Saturday, May 14, 2011

Diverting attention

There is a scramble in the Middle East to divert attention from what matters - attempts by the oppressed people of various countries to protest against their governments and the latter's brutal suppression of those protests. It got to the point when even Western "liberals" and the media (but I repeat myself) have noted that there is a great deal of brutality in those countries and that Israel and the Palestinian issue are not what the protests and demonstrations are about. (I put liberals in quotation marks as I cannot see anything liberal about supporting Hamas or Fatah, both oppressive, authoritarian and bloodthirsty against the one Middle Eastern country that is, with all its faults, a democracy.)

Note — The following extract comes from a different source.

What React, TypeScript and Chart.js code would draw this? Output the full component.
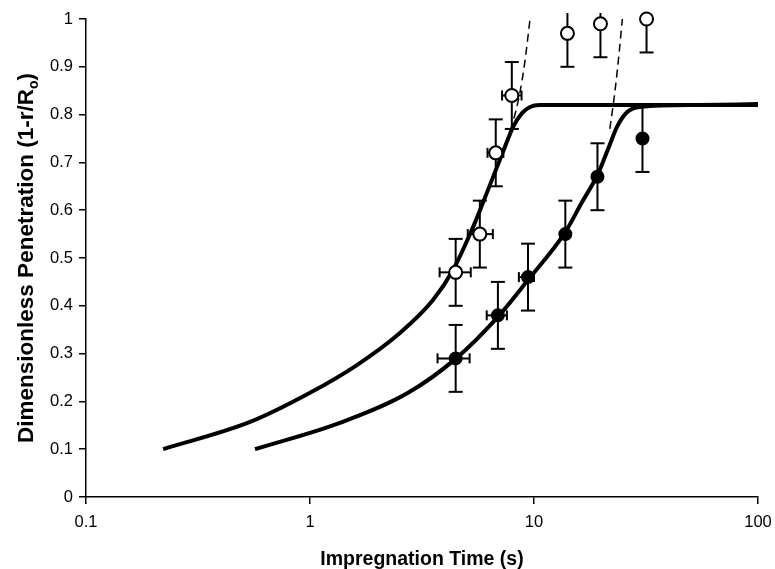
import React, { useEffect, useRef } from 'react';
import { Chart, registerables } from 'chart.js';

Chart.register(...registerables);

// ---- Axis ticks ----
const xTickValues = [0.1, 1, 10, 100];
const yTickValues = [0, 0.1, 0.2, 0.3, 0.4, 0.5, 0.6, 0.7, 0.8, 0.9, 1];
const xTitle = 'Impregnation Time (s)';
const yTitleMain = 'Dimensionless Penetration (1-r/R';
const yTitleSub = 'o';
const yTitleEnd = ')';

// ---- Open circles (measured) ----
const openTime = [4.47, 5.73, 6.75, 7.96, 14.1, 19.8, 31.8];
const openPen = [0.47, 0.55, 0.72, 0.84, 0.97, 0.99, 1.0];
const openPenLow = [0.4, 0.48, 0.65, 0.77, 0.9, 0.92, 0.93];
const openPenHigh = [0.54, 0.62, 0.79, 0.91, 1.04, 1.06, 1.07];
const openTimeLow = [3.79, 5.06, 6.2, 7.2, null, null, null];
const openTimeHigh = [5.22, 6.55, 7.3, 8.8, null, null, null];

// ---- Filled circles (measured) ----
const filledTime = [4.47, 6.9, 9.4, 13.8, 19.2, 30.5];
const filledPen = [0.29, 0.38, 0.46, 0.55, 0.67, 0.75];
const filledPenLow = [0.22, 0.31, 0.39, 0.48, 0.6, 0.68];
const filledPenHigh = [0.36, 0.45, 0.53, 0.62, 0.74, 0.82];
const filledTimeLow = [3.71, 6.15, 8.56, null, null, null];
const filledTimeHigh = [5.16, 7.57, 10.0, null, null, null];

// ---- Model curves ----
const fastCurveTime = [0.221, 0.54, 1.0, 1.62, 2.52, 3.54, 4.35, 5.28, 6.36, 7.27, 8.06, 8.84, 9.6, 10.6, 100];
const fastCurvePen = [0.1, 0.157, 0.218, 0.276, 0.343, 0.412, 0.475, 0.559, 0.653, 0.722, 0.774, 0.803, 0.816, 0.82, 0.82];

const slowCurveTime = [0.568, 1.36, 2.74, 4.49, 6.9, 9.4, 13.7, 16.3, 19.2, 21.5, 23.5, 26.0, 29.7, 55, 100];
const slowCurvePen = [0.1, 0.155, 0.218, 0.29, 0.377, 0.454, 0.552, 0.615, 0.674, 0.73, 0.775, 0.805, 0.816, 0.82, 0.822];

const fastDashTime = [7.5, 8.0, 8.6, 9.1, 9.6];
const fastDashPen = [0.74, 0.78, 0.84, 0.91, 1.0];
const slowDashTime = [21.8, 23.0, 24.0, 24.8];
const slowDashPen = [0.77, 0.85, 0.93, 1.0];

const toXY = (xs: number[], ys: number[]) => xs.map((x, i) => ({ x, y: ys[i] }));

const FONT = '"Liberation Sans", Arial, Helvetica, sans-serif';

const errorBarPlugin = {
  id: 'errorBars',
  beforeDatasetsDraw(chart: any) {
    const { ctx, chartArea } = chart;
    const xs = chart.scales.x;
    const ys = chart.scales.y;
    ctx.save();
    ctx.beginPath();
    ctx.rect(chartArea.left, chartArea.top - 6, chartArea.right - chartArea.left, chartArea.bottom - chartArea.top + 6);
    ctx.clip();
    ctx.strokeStyle = '#000';
    ctx.lineWidth = 2;
    const seg = (x1: number, y1: number, x2: number, y2: number) => {
      ctx.beginPath();
      ctx.moveTo(x1, y1);
      ctx.lineTo(x2, y2);
      ctx.stroke();
    };
    const drawSet = (
      ts: number[], ps: number[], pl: number[], ph: number[],
      tl: (number | null)[], th: (number | null)[]
    ) => {
      ts.forEach((t, i) => {
        const px = xs.getPixelForValue(t);
        const py = ys.getPixelForValue(ps[i]);
        const yl = ys.getPixelForValue(pl[i]);
        const yh = ys.getPixelForValue(ph[i]);
        seg(px, yl, px, yh);
        seg(px - 7, yl, px + 7, yl);
        seg(px - 7, yh, px + 7, yh);
        const a = tl[i];
        const b = th[i];
        if (a != null && b != null) {
          const xl = xs.getPixelForValue(a);
          const xh = xs.getPixelForValue(b);
          seg(xl, py, xh, py);
          seg(xl, py - 5, xl, py + 5);
          seg(xh, py - 5, xh, py + 5);
        }
      });
    };
    drawSet(openTime, openPen, openPenLow, openPenHigh, openTimeLow, openTimeHigh);
    drawSet(filledTime, filledPen, filledPenLow, filledPenHigh, filledTimeLow, filledTimeHigh);
    ctx.restore();
  },
};

const titlePlugin = {
  id: 'axisTitles',
  afterDraw(chart: any) {
    const { ctx, chartArea } = chart;
    ctx.save();
    ctx.fillStyle = '#000';
    ctx.font = `bold 19.5px ${FONT}`;
    ctx.textAlign = 'center';
    ctx.textBaseline = 'alphabetic';
    ctx.fillText(xTitle, (chartArea.left + chartArea.right) / 2, 565);

    ctx.translate(25, (chartArea.top + chartArea.bottom) / 2);
    ctx.rotate(-Math.PI / 2);
    ctx.textAlign = 'left';
    const mainFont = `bold 22.5px ${FONT}`;
    const subFont = `bold 14px ${FONT}`;
    ctx.font = mainFont;
    const wMain = ctx.measureText(yTitleMain).width;
    const wEnd = ctx.measureText(yTitleEnd).width;
    ctx.font = subFont;
    const wSub = ctx.measureText(yTitleSub).width;
    let x = -(wMain + wSub + wEnd) / 2;
    const base = 8;
    ctx.font = mainFont;
    ctx.fillText(yTitleMain, x, base);
    x += wMain;
    ctx.font = subFont;
    ctx.fillText(yTitleSub, x, base + 5);
    x += wSub;
    ctx.font = mainFont;
    ctx.fillText(yTitleEnd, x, base);
    ctx.restore();
  },
};

export default function App() {
  const canvasRef = useRef<HTMLCanvasElement | null>(null);

  useEffect(() => {
    if (!canvasRef.current) return;
    const curveStyle = {
      showLine: true,
      pointRadius: 0,
      borderColor: '#000',
      borderWidth: 4,
      cubicInterpolationMode: 'monotone' as const,
      clip: false as const,
    };
    const chart = new Chart(canvasRef.current, {
      type: 'scatter',
      data: {
        datasets: [
          {
            label: 'open',
            data: toXY(openTime, openPen),
            pointRadius: 6.5,
            pointBackgroundColor: '#fff',
            pointBorderColor: '#000',
            pointBorderWidth: 2,
            order: 0,
            clip: false,
          },
          {
            label: 'filled',
            data: toXY(filledTime, filledPen),
            pointRadius: 6,
            pointBackgroundColor: '#000',
            pointBorderColor: '#000',
            pointBorderWidth: 2,
            order: 0,
            clip: false,
          },
          { label: 'fast model', data: toXY(fastCurveTime, fastCurvePen), ...curveStyle, order: 2 },
          { label: 'slow model', data: toXY(slowCurveTime, slowCurvePen), ...curveStyle, order: 2 },
          {
            label: 'fast dashed',
            data: toXY(fastDashTime, fastDashPen),
            ...curveStyle,
            borderWidth: 1.5,
            borderDash: [8, 5],
            order: 1,
          },
          {
            label: 'slow dashed',
            data: toXY(slowDashTime, slowDashPen),
            ...curveStyle,
            borderWidth: 1.5,
            borderDash: [8, 5],
            order: 1,
          },
        ],
      },
      options: {
        animation: false,
        responsive: true,
        maintainAspectRatio: false,
        layout: { padding: { left: 0, right: 17, top: 19, bottom: 0 } },
        plugins: {
          legend: { display: false },
          tooltip: { enabled: false },
          title: { display: false },
        },
        scales: {
          x: {
            type: 'logarithmic',
            min: 0.1,
            max: 100,
            afterBuildTicks: (scale: any) => {
              scale.ticks = xTickValues.map((v) => ({ value: v }));
            },
            afterFit: (scale: any) => {
              scale.height = 72;
              scale.paddingLeft = 0;
              scale.paddingRight = 0;
            },
            ticks: {
              autoSkip: false,
              maxRotation: 0,
              padding: 9,
              color: '#000',
              font: { family: FONT, size: 16.5 },
              callback: (v: any) => String(v),
            },
            grid: {
              display: true,
              drawOnChartArea: false,
              drawTicks: true,
              tickLength: 7,
              color: '#000',
              lineWidth: 1.5,
            },
            border: { display: true, color: '#000', width: 1.5 },
          },
          y: {
            type: 'linear',
            min: 0,
            max: 1,
            afterBuildTicks: (scale: any) => {
              scale.ticks = yTickValues.map((v) => ({ value: v }));
            },
            afterFit: (scale: any) => {
              scale.width = 86;
              scale.paddingTop = 0;
              scale.paddingBottom = 0;
            },
            ticks: {
              autoSkip: false,
              padding: 6,
              color: '#000',
              font: { family: FONT, size: 16.5 },
              callback: (v: any) => String(Number(Number(v).toFixed(1))),
            },
            grid: {
              display: true,
              drawOnChartArea: false,
              drawTicks: true,
              tickLength: 7,
              color: '#000',
              lineWidth: 1.5,
            },
            border: { display: true, color: '#000', width: 1.5 },
          },
        },
      },
      plugins: [errorBarPlugin, titlePlugin],
    });
    return () => chart.destroy();
  }, []);

  return (
    <div style={{ position: 'absolute', left: 0, top: 0, width: 775, height: 569, background: '#fff' }}>
      <canvas ref={canvasRef} />
    </div>
  );
}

Anyway, something had to be done and it is being done. Naqba Day is being prepared by Israel's neighbours.
Many residents of Arab countries in which anti-government protests abound have used social networking sites like Twitter and Facebook to call for a third intifada on May 15, the Palestinian day of mourning over the establishment of Israel.

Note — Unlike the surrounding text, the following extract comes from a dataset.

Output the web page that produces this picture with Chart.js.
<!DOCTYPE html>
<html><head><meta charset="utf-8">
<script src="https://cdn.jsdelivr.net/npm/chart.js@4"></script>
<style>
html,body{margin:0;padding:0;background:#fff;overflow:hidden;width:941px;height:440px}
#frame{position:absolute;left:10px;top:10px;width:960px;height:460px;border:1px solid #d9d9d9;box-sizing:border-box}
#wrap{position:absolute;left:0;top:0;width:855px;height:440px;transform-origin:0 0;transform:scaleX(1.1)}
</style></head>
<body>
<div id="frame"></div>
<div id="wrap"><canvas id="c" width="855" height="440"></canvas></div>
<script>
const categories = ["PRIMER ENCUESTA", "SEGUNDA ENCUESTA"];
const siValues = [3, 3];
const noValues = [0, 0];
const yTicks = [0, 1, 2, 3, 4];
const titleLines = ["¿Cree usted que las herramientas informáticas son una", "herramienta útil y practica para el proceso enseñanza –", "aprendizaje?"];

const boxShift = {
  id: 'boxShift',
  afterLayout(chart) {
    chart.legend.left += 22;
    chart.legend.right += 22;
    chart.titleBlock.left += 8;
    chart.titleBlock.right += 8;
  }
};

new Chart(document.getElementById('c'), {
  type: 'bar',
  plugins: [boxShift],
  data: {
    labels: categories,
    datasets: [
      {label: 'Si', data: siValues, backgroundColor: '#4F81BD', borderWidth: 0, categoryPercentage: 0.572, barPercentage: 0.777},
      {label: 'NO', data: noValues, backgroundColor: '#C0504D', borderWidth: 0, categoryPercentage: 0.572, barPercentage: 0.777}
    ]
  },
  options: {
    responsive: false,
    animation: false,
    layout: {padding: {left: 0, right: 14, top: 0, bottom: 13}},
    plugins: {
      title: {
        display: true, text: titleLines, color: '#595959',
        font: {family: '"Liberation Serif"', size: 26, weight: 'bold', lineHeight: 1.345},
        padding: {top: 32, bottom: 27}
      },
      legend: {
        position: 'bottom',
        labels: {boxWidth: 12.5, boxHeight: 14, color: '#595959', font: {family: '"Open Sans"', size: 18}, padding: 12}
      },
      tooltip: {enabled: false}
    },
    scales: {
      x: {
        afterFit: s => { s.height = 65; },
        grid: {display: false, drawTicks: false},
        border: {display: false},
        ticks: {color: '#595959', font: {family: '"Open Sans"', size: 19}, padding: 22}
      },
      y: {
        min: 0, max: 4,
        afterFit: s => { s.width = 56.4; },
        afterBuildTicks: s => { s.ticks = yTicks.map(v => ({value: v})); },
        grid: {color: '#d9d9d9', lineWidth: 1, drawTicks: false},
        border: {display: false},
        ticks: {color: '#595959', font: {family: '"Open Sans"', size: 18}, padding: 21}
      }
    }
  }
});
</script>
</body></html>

In Lebanon, 500 buses have been enlisted to shuttle Palestinians from refugee camps throughout the country to its southern border with the Jewish state. Al-Akhbar reported that protest organizers had increased their order by 200 buses due to the abundance of participants.
Well, that'll keep them out of mischief, that is protests against their own governments. Once again we have to ask why all these Palestinians are still in refugee camps in Lebanon but I think we all know the answer. Because their Arab brethren have no desire to help them or even let them help themselves; because they are needed as the diversion from the problems in Arab countries.

But what, I hear some of you say, is Naqba Day? Glad you asked that. It is a day of mourning for Palestinians because of the founding of Israel 63 years ago. Does anybody really believe that the problem about peace in that area has to do with Israeli settlements or Benjamin Netanyahu when Israel is surrounded by people who do not acknowledge its right to exist?

Here is Joel Leyden's take on it:
It's not about Palestine or the Palestinians. What the world is about to witness is event marketing at its very, oil funded best. Iran, Syria, Libya, Turkey and Qatar are now funding a PR diversion away from the hundreds of murders in Syria and Libya by government forces against pro democracy citizens and focusing on Israel.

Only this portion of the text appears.